Yeah there wasn't much point in holding this election and the population clearly opposed doing so in the first place. That I think is the bottom-line message here when you look at how low the turnout was and also how similar the outcome was to that of 2019. To that end, one has to really dig for anything of interest here. Nevertheless, if you look hard enough, you can manage to find some interesting little details. I'll highlight some of them below:
1) Prime Minister Trudeau was more popular before he called an election. Here's how the Liberals were doing before Prime Minister Trudeau called this election. As you can see here, the Liberals were averaging support in the upper 30s, benefiting from an effective vaccination campaign, among other things. But once the Liberal leader opted to politicize the matter, support dropped by several percentage points and never recovered. The people have wanted the Covid crisis to be a moment of unity wherein parties rise above politics and put their countries first.

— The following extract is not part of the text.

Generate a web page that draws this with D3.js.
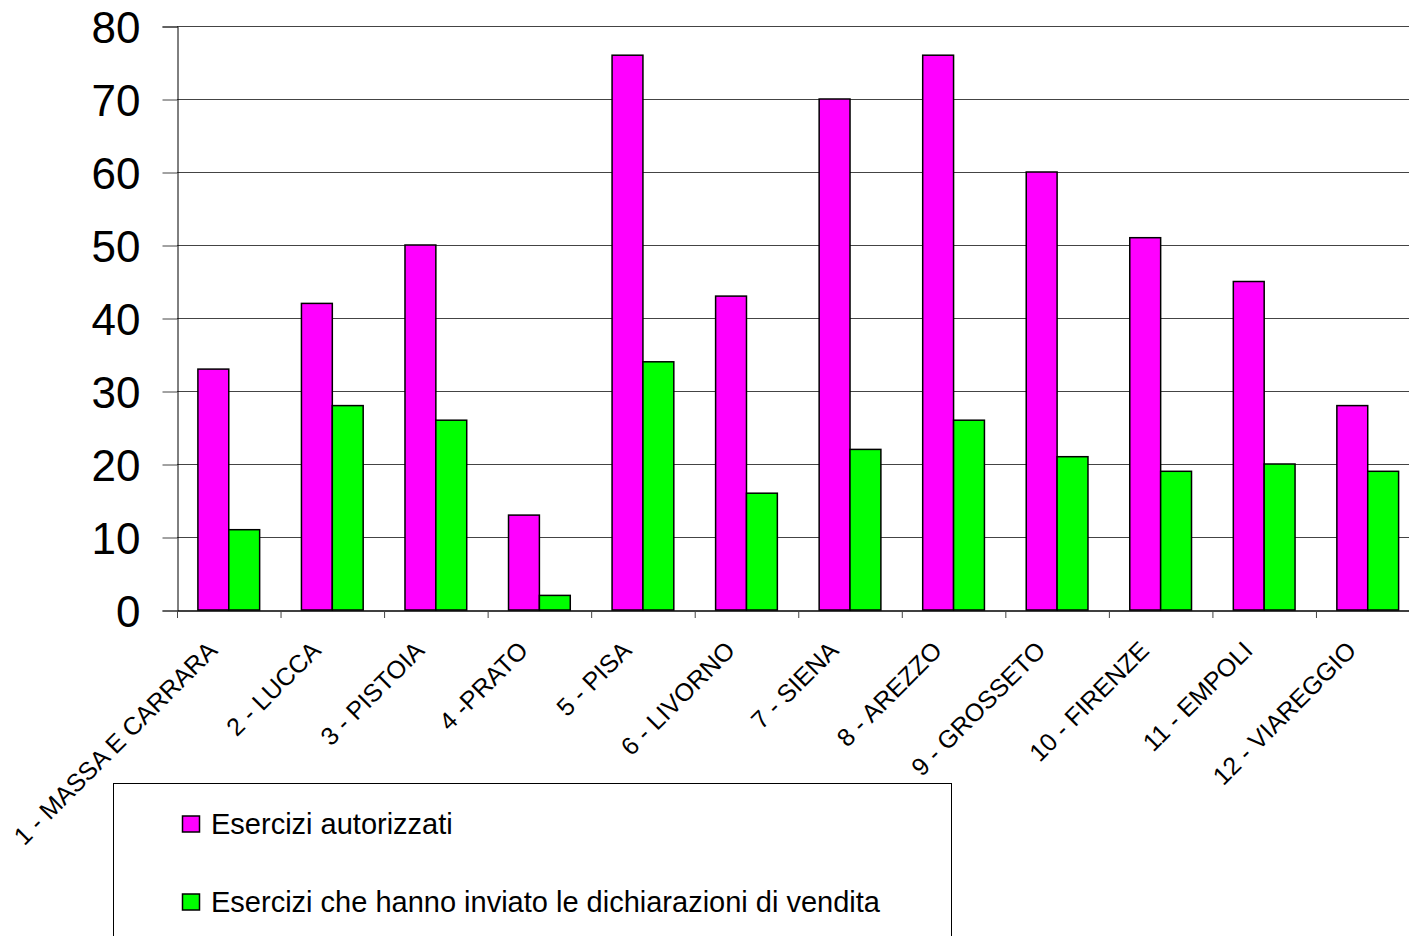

2) All Conservative pick-ups were in the east, while all their losses were in the western provinces (namely British Columbia and Alberta). See what I mean? This logically resembles a something of a long-term trend that's been happening here in the U.S. over the course of decades wherein Democratic Party strength is increasing slowly but primarily in the western part of the country.
3) The People's Party vote didn't collapse like it did two years ago. The 5% vote share they got was lower than where they were polling, but that's typical of minor party support. The major parties are the Liberals, the Conservatives, and, in Quebec, the Bloc Quebecois. People want their votes to count and to that end more on-the-fence voters who indicate preference for minor parties often wind up actually voting for one of those three in the end. The result is that the major parties typically fare a little better once the votes are actually counted than they did in the polling, while minor parties typically fare a little worse in the actual vote than the had in the polling. But in 2019, People's Party support just straight-up collapsed when it came time to vote. Their final polling average had been 6.5%, but they actually wound up with just 1.6% of the vote, as their supporters reverted to their previous home in the Conservative Party. No such thing happened this time around: their polling average was similar here in 2021, but actual voter support fell only to a flat 5% in the end this time, indicating more disillusionment with the Conservatives on the right. This share of the vote may indeed have been the difference between the ability of the Conservatives to form a government and not, possibly. Nonetheless, PPC support was so thinly spread that the party once again failed to win any seats, so their campaign was just simply a drag on the conservative movement in practice. It may signal a need of the Tories to shift a bit rightward going forward in order to win back some of these voters, but not so far to the right as to alienate their more moderate branch in the process.
4) Speaking of minor parties, Green Party support collapsed. In the 2019 election, Elizabeth May's Green Party had gotten a party record 6.55% of the vote and tripled their parliamentary representation from 1 to 3 seats amidst the ascendancy of the global Sunrise movement that benefited environmentalist parties the world over. The Sunrise movement has stalled though after the coronavirus outbreak and the new, social justice-oriented leadership of Annamie "my jaw dropped" Paul has added internal strife within the Canadian Greens to this mix. The result was a net loss of one seat in the federal parliament and their lowest vote share in 21 years: just 2.3%. Notably, Jenica Atwin, who was elected for the Greens in 2019 and defected to the Liberals earlier this year over the former's new position on the Israeli-Palestinian conflict, was re-elected for her new party, and former Green Party leader Elizabeth May won election to a fourth term in her riding as well. By contrast, current Green leader Annamie Paul failed in her third attempt to reach parliament, this time falling from second place in a by-election for the same riding last year to a distant fourth for the same seat. Of all parties, the Greens lost the most in terms of vote share, even falling by about half compared to 2019 in the hypothetical student vote. It goes to show that Paul is no Elizabeth May and to which end it is time for new leadership.
5) The New Democrats can't unseat Liberals. As you can see at the link in point 2 above, the NDP picked up seats only where the incumbent was a Conservative and there was no serious competition from the Liberals. By contrast, Liberal candidates managed to unseat two NDP incumbents. This reveals an underlying weakness in the NDP; that they're dependent on extraordinary circumstances for advancement. In fact, their tie-breaking pick-up was a seat held by Green Party, showing really Canadian the left parasitizing itself. The NDP's marginally increased vote share, in fact, in this sense is directly attributable to a parallel, but steeper, drop in support for the Greens.
6) The Bloc Quebecois had the only clean pick-up. The Bloc held onto every seat they'd won in 2019 and added one more, bringing them just one seat below the Liberals in Quebec; the only place they contest for obvious ideological reasons. All other parties with representation in the parliament won some new seats and also lost some. The BQ's support is the most stable, perhaps owing to their clearer message and cause.